The ‘840 days’ of waiting appears refer to the publication of the final Net Zero Review in October 2021, but the interim review was indeed published in December 2020.
As Treasury Secretary in June 2021, Badenoch still seemed happy with the government’s plans:
The Prime Minister’s 10-point plan for a green industrial revolution set out £12 billion of new investment in green industries and will crowd in three times as much private investment. Budget 2021 built on the 10-point plan by encouraging private investment, using the tax system and continuing with the direct Government support announced at the spending review. It also included announcements on offshore wind, energy innovation and hydrogen.

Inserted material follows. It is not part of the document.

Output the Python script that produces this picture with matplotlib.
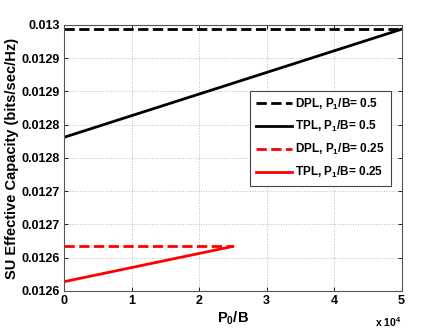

By September, she was so keen on the government’s plans that she was scolding opposition MPs for not reading them:
As I said, the report will be published in advance of COP26, but we have published other things that the hon. Member does not seem to have heard of or read. We have set out ambitious plans about the net zero target and published the energy White Paper, the industrial decarbonisation strategy, the transport decarbonisation plan, which has not happened anywhere else in the world—we are the first country to do a transport decarbonisation plan—and a hydrogen strategy. We will publish the heat and building strategy in due course. The Government have been busy setting out plans on net zero, and we would appreciate it if Opposition parties took some time to read them.
In a Q&A after today’s speech, Badenoch blamed her public position on collective responsibility. However, if she was so opposed to such a fundamental government policy, she always had the option of resigning. And no one was forcing her to give such full throated support as she did in the Commons.
Who needs targets?
Perhaps the biggest thing unsaid was whether a future Conservative government would have a target to reach net zero at all. When asked by LBC’s Aggie Chambre whether the Conservatives would come out with a target at some stage, Badenoch appeared to leave the question open:
If we do find that all of the subject matter experts, who come together, decide that a target is necessary, then yes we would have one.
As the great Yogi Berra said: “If you don’t know where you are going, you’ll end up someplace else.” This might be great news for the GWPF, who celebrated Badenoch’s speech:
The Global Warming Policy Foundation (GWPF) has welcomed Kemi Badenoch’s speech on her self-declared ‘Net Zero scepticism’ and the need for climate policy reforms. Our outgoing Director, Dr Benny Peiser, said: “Nigel Lawson would have been delighted with Kemi Badenoch’s excellent speech which could have been drafted by himself almost verbatim”.
I’m not sure that it’s great news for anyone else. Or the planet.